The love of bad ideas
Good ideas don’t spring to life fully formed like Athena from the head of Zeus. They slip into the world incognito, often disguised as bad ideas.
Being afraid of having a bad idea is the surest way to shut off the flow of ideas altogether. So I welcome them.
I learned this lesson very early in my career. The Berlin Wall had fallen, Eastern European countries were exploring democracy and capitalism, and my guy had to speak about it. Every day, it seemed, saw the birth of a new nation. Aha!
“Birth is messy and bloody,” I wrote. Then my fingers froze in midair. What are you thinking? (I thought.) This guy is a big, macho Wall Street exec. You’re going to give him a placenta metaphor?
Ixnay on the placenta metaphor. But then what?
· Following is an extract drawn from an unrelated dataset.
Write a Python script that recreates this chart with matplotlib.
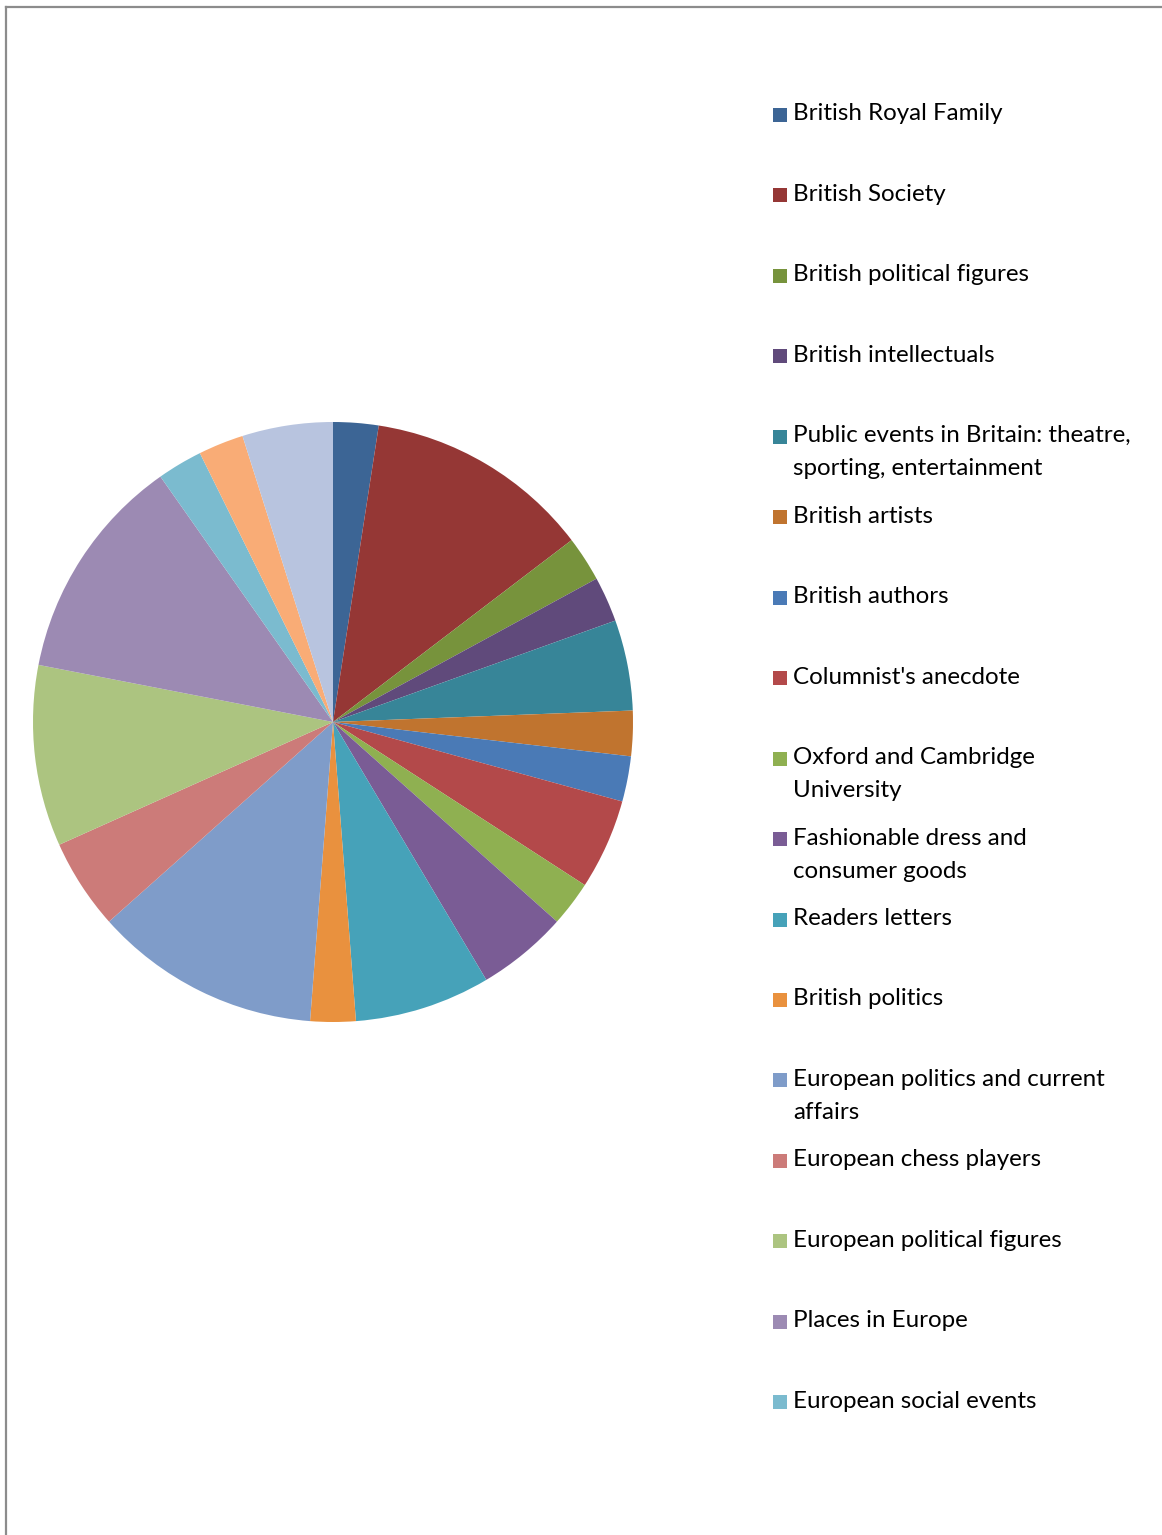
import matplotlib
matplotlib.use("Agg")
import matplotlib.pyplot as plt
from matplotlib.patches import Rectangle

# topic counts (slices go clockwise from 12 o'clock)
topics = [
    "British Royal Family",
    "British Society",
    "British political figures",
    "British intellectuals",
    "Public events in Britain: theatre,\nsporting, entertainment",
    "British artists",
    "British authors",
    "Columnist's anecdote",
    "Oxford and Cambridge\nUniversity",
    "Fashionable dress and\nconsumer goods",
    "Readers letters",
    "British politics",
    "European politics and current\naffairs",
    "European chess players",
    "European political figures",
    "Places in Europe",
    "European social events",
]
counts = [1, 5, 1, 1, 2, 1, 1, 2, 1, 2, 3, 1, 5, 2, 4, 5, 1, 1, 2]
colors = [
    "#3C6595", "#953735", "#77933C", "#604A7B", "#378598", "#C0742F",
    "#4A7AB6", "#B3494A", "#8FB051", "#7A5C95", "#46A2B9", "#E9913E",
    "#7F9CC9", "#CC7B79", "#ACC480", "#9C8AB3", "#7BBBCF", "#F9AC76",
    "#B8C4DF",
]

W, H = 1162, 1535
fig = plt.figure(figsize=(W / 100, H / 100), dpi=100)
fig.patch.set_facecolor("white")

# chart area frame (runs off the right and bottom edges)
fig.add_artist(plt.Line2D([6 / W, 6 / W], [0, 1 - 7 / H], color="#8C8C8C", lw=1.6))
fig.add_artist(plt.Line2D([6 / W, 1], [1 - 7 / H, 1 - 7 / H], color="#8C8C8C", lw=1.6))

cx, cy, r = 333, 722, 300
ax = fig.add_axes([(cx - r) / W, 1 - (cy + r) / H, 2 * r / W, 2 * r / H])
ax.pie(counts, colors=colors, startangle=90, counterclock=False,
       radius=1, wedgeprops=dict(linewidth=0))
ax.set_xlim(-1, 1)
ax.set_ylim(-1, 1)
ax.axis("off")

# legend, laid out by hand like the spreadsheet one
y0, step, line_h = 114, 80.45, 33
for i, label in enumerate(topics):
    y = y0 + i * step
    fig.add_artist(Rectangle((773 / W, 1 - (y + 8) / H), 14 / W, 14 / H,
                             transform=fig.transFigure, color=colors[i], lw=0))
    for j, line in enumerate(label.split("\n")):
        fig.text(793 / W, 1 - (y + j * line_h) / H, line, fontsize=17.4,
                 family="Lato", color="black", va="center", ha="left")

fig.savefig("out.png", dpi=100)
I stared at my computer. I stared at the walls of my cubicle. I squeezed my eyes shut real hard and snapped them open again. Nothing. Every thought in my head—every thought I would ever think for the rest of my life, apparently—was just a variation on that one, highly inappropriate, placenta metaphor.
So I gave in. I wrote the thing. I embellished it, added some (you should pardon the expression) color. I made it the placenta-iest paragraph anyone could ever imagine. Even a midwife would have said, “Enough, already!”
I printed out what I wrote and hung in on the wall in front of me. Having captured it for posterity (and my own continuing amusement in the months ahead), I deleted it from my computer.
And, whaddaya know? Getting the bad idea out of my head made room for good ones. The speech turned out just fine.
So if you can’t get something out of your mind…get it out of your head. Post it or stash it in an “I Can’t Believe I Tried to Write That” file. Share it with your friends over drinks. Just don’t share it with your boss.